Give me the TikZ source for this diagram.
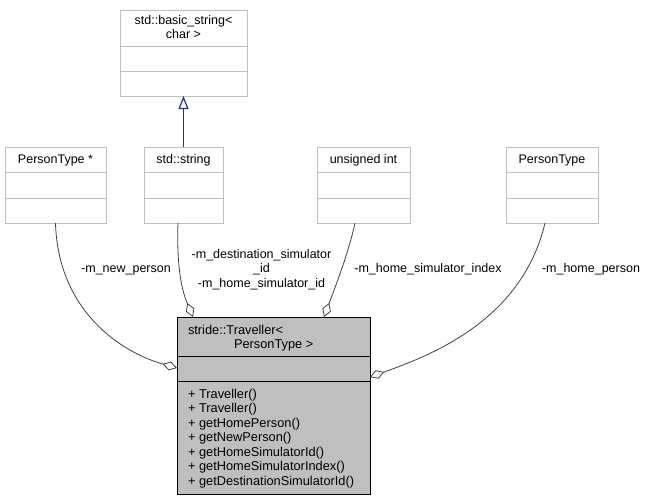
\documentclass[tikz,border=0pt]{standalone}
\usepackage{fontspec}
\setmainfont{Liberation Sans}
\usetikzlibrary{arrows.meta,calc}
\definecolor{boxgray}{HTML}{BFBFBF}
\definecolor{edgegray}{HTML}{404040}
\definecolor{inhblue}{HTML}{2E2E8A}
\begin{document}
\begin{tikzpicture}[x=1pt,y=-1pt,
  cls/.style={draw=boxgray, line width=1pt, fill=white, inner sep=0, outer sep=0, anchor=north west},
  mainbox/.style={draw=black, fill=boxgray, line width=1pt, inner sep=0, outer sep=0, anchor=north west},
  sep/.style={draw=boxgray, line width=1pt},
  mainsep/.style={draw=black, line width=1pt},
  txt/.style={inner sep=0, outer sep=0, anchor=base, font=\fontsize{12.5}{14.5}\selectfont},
  ltxt/.style={txt, anchor=base west, font=\fontsize{12.8}{14.5}\selectfont},
  agg/.style={edgegray, line width=0.8pt, -{Diamond[open,fill=white,length=15pt,width=9pt]}},
  inh/.style={inhblue, line width=1.2pt, -{Triangle[open,fill=white,length=13pt,width=10pt]}},
]
\useasboundingbox (0,0) rectangle (648,501);

% classes
\node[cls, minimum width=127pt, minimum height=86pt] (bs) at (120,10) {};
\draw[sep] ($(bs.north west)+(0,36)$) -- ($(bs.north east)+(0,36)$);
\draw[sep] ($(bs.north west)+(0,61)$) -- ($(bs.north east)+(0,61)$);
\node[txt] (bst1) at (183.5,24) {std::basic\_string<};
\node[txt] (bst2) at (183.5,38) {char >};

\node[cls, minimum width=101pt, minimum height=76pt] (ptstar) at (5,147) {};
\node[cls, minimum width=79pt, minimum height=76pt] (str) at (144,147) {};
\node[cls, minimum width=93pt, minimum height=76pt] (uint) at (317,147) {};
\node[cls, minimum width=92pt, minimum height=76pt] (pt) at (506,147) {};
\foreach \b in {ptstar,str,uint,pt}{
  \draw[sep] ($(\b.north west)+(0,25)$) -- ($(\b.north east)+(0,25)$);
  \draw[sep] ($(\b.north west)+(0,51)$) -- ($(\b.north east)+(0,51)$);
}
\node[txt] (ptstart) at ($(ptstar.north)+(0,16)$) {PersonType *};
\node[txt] (strt) at ($(str.north)+(0,16)$) {std::string};
\node[txt] (uintt) at ($(uint.north)+(0,16)$) {unsigned int};
\node[txt] (ptt) at ($(pt.north)+(0,16)$) {PersonType};

% main class
\node[mainbox, minimum width=193pt, minimum height=177pt] (main) at (177,317) {};
\draw[mainsep] ($(main.north west)+(0,39)$) -- ($(main.north east)+(0,39)$);
\draw[mainsep] ($(main.north west)+(0,64)$) -- ($(main.north east)+(0,64)$);
\node[ltxt] (mt1) at (188,334) {stride::Traveller<};
\node[ltxt] (mt2) at (234,348) {PersonType >};
\node[ltxt] (m1) at (188,398) {+ Traveller()};
\node[ltxt] (m2) at (188,412.5) {+ Traveller()};
\node[ltxt] (m3) at (188,427) {+ getHomePerson()};
\node[ltxt] (m4) at (188,441.5) {+ getNewPerson()};
\node[ltxt] (m5) at (188,456) {+ getHomeSimulatorId()};
\node[ltxt] (m6) at (188,470.5) {+ getHomeSimulatorIndex()};
\node[ltxt] (m7) at (188,485) {+ getDestinationSimulatorId()};

% inheritance
\draw[inh] (str.north) -- (bs.south);

% aggregations
\draw[agg] (ptstar.south) .. controls (58,310) and (120,352) .. ($(main.north west)+(0,51)$);
\draw[agg] ($(str.south)+(-5.5,0)$) .. controls (176,280) and (186,300) .. ($(main.north west)+(16,0)$);
\draw[agg] ($(uint.south)+(-8.5,0)$) .. controls (348,255) and (334,290) .. ($(main.north west)+(147,0)$);
\draw[agg] ($(pt.south)+(-7,0)$) .. controls (522,320) and (432,355) .. ($(main.north east)+(0,60)$);

% labels
\node[txt] (l1) at (126,272) {-m\_new\_person};
\node[txt] (l2a) at (261.5,258) {-m\_destination\_simulator};
\node[txt] (l2b) at (261.5,272) {\_id};
\node[txt] (l2c) at (261.5,287) {-m\_home\_simulator\_id};
\node[txt] (l3) at (428,272) {-m\_home\_simulator\_index};
\node[txt] (l4) at (591,272) {-m\_home\_person};
\end{tikzpicture}
\end{document}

====

The lines from the top of the data above through the one holding "(ptt) at ($(pt.north)+(0,16)$)" are to be repeated exactly, and only those, with no pictures.

Give me the TikZ source for this diagram.
\documentclass[tikz,border=0pt]{standalone}
\usepackage{fontspec}
\setmainfont{Liberation Sans}
\usetikzlibrary{arrows.meta,calc}
\definecolor{boxgray}{HTML}{BFBFBF}
\definecolor{edgegray}{HTML}{404040}
\definecolor{inhblue}{HTML}{2E2E8A}
\begin{document}
\begin{tikzpicture}[x=1pt,y=-1pt,
  cls/.style={draw=boxgray, line width=1pt, fill=white, inner sep=0, outer sep=0, anchor=north west},
  mainbox/.style={draw=black, fill=boxgray, line width=1pt, inner sep=0, outer sep=0, anchor=north west},
  sep/.style={draw=boxgray, line width=1pt},
  mainsep/.style={draw=black, line width=1pt},
  txt/.style={inner sep=0, outer sep=0, anchor=base, font=\fontsize{12.5}{14.5}\selectfont},
  ltxt/.style={txt, anchor=base west, font=\fontsize{12.8}{14.5}\selectfont},
  agg/.style={edgegray, line width=0.8pt, -{Diamond[open,fill=white,length=15pt,width=9pt]}},
  inh/.style={inhblue, line width=1.2pt, -{Triangle[open,fill=white,length=13pt,width=10pt]}},
]
\useasboundingbox (0,0) rectangle (648,501);

% classes
\node[cls, minimum width=127pt, minimum height=86pt] (bs) at (120,10) {};
\draw[sep] ($(bs.north west)+(0,36)$) -- ($(bs.north east)+(0,36)$);
\draw[sep] ($(bs.north west)+(0,61)$) -- ($(bs.north east)+(0,61)$);
\node[txt] (bst1) at (183.5,24) {std::basic\_string<};
\node[txt] (bst2) at (183.5,38) {char >};

\node[cls, minimum width=101pt, minimum height=76pt] (ptstar) at (5,147) {};
\node[cls, minimum width=79pt, minimum height=76pt] (str) at (144,147) {};
\node[cls, minimum width=93pt, minimum height=76pt] (uint) at (317,147) {};
\node[cls, minimum width=92pt, minimum height=76pt] (pt) at (506,147) {};
\foreach \b in {ptstar,str,uint,pt}{
  \draw[sep] ($(\b.north west)+(0,25)$) -- ($(\b.north east)+(0,25)$);
  \draw[sep] ($(\b.north west)+(0,51)$) -- ($(\b.north east)+(0,51)$);
}
\node[txt] (ptstart) at ($(ptstar.north)+(0,16)$) {PersonType *};
\node[txt] (strt) at ($(str.north)+(0,16)$) {std::string};
\node[txt] (uintt) at ($(uint.north)+(0,16)$) {unsigned int};
\node[txt] (ptt) at ($(pt.north)+(0,16)$) {PersonType};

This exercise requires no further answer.